▶ Directive
Exactly as written, write out the lines below from the first to the one containing "import matplotlib.pyplot as plt", inclusive. Pictures do not belong in the copy.

Entries with chart source code
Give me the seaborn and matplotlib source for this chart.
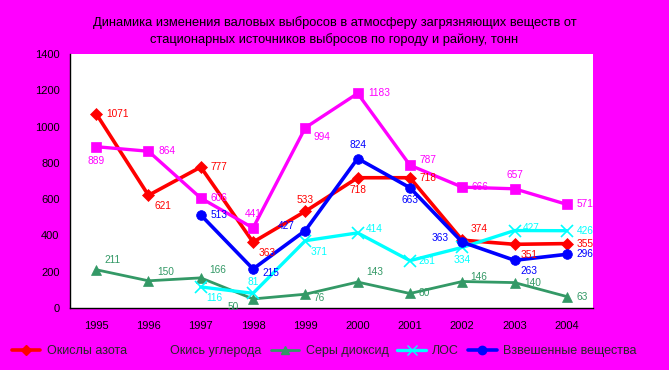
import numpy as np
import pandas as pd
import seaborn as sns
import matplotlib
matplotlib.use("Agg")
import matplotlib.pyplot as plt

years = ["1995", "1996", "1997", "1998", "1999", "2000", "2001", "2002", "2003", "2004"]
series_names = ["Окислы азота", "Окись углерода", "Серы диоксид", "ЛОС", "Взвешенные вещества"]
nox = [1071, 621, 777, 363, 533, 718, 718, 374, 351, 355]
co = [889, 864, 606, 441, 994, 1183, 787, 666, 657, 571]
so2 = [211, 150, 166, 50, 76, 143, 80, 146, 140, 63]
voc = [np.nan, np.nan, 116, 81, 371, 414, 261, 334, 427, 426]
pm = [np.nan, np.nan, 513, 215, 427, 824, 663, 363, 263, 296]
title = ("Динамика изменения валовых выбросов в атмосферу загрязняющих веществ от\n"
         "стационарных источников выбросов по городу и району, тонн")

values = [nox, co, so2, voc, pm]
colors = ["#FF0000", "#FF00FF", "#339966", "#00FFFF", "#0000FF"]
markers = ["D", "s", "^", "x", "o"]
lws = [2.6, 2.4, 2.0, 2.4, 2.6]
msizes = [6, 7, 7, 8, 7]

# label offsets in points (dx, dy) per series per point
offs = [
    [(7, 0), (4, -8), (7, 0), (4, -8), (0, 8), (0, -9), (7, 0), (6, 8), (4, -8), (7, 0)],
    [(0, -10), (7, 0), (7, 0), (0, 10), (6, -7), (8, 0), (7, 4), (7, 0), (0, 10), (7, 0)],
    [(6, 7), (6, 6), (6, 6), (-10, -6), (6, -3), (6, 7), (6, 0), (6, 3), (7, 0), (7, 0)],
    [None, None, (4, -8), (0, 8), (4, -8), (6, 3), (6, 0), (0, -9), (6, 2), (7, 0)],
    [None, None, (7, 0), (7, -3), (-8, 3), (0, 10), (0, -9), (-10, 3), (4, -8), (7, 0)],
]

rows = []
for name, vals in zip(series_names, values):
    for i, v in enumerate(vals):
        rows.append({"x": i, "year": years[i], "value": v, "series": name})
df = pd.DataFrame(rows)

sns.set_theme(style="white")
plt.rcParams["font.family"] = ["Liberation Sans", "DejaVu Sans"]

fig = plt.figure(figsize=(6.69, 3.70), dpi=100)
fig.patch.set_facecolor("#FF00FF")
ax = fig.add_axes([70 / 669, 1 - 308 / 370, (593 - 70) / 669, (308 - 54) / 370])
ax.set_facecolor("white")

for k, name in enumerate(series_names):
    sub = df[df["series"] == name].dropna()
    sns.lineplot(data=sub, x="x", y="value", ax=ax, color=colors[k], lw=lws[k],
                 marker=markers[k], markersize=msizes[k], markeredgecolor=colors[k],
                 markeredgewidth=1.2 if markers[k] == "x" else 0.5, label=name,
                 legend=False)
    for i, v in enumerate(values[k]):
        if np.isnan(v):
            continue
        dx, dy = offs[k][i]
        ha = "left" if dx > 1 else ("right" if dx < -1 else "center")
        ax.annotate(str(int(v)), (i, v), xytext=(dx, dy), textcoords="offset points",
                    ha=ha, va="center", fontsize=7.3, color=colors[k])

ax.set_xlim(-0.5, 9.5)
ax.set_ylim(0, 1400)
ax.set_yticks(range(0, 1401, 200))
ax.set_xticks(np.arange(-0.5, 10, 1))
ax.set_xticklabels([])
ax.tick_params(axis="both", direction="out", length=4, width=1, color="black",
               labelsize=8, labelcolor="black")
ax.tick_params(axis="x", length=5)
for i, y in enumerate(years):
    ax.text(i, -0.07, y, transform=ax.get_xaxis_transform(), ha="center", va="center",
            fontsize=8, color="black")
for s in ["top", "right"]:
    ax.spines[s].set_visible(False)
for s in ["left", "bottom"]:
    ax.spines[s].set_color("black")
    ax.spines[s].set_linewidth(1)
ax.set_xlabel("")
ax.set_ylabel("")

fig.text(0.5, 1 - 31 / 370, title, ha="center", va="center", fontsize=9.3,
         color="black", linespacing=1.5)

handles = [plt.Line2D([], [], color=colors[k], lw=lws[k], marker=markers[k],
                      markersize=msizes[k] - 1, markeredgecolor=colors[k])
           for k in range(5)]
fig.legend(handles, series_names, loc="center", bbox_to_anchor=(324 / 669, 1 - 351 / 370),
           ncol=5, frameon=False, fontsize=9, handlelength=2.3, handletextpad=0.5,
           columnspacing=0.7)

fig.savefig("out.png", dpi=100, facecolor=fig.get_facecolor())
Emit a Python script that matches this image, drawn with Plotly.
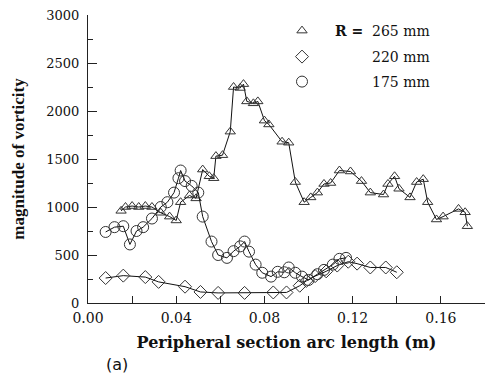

▶ Response
Give me the seaborn and matplotlib source for this chart.
import numpy as np
import pandas as pd
import seaborn as sns
import matplotlib
matplotlib.use("Agg")
import matplotlib.pyplot as plt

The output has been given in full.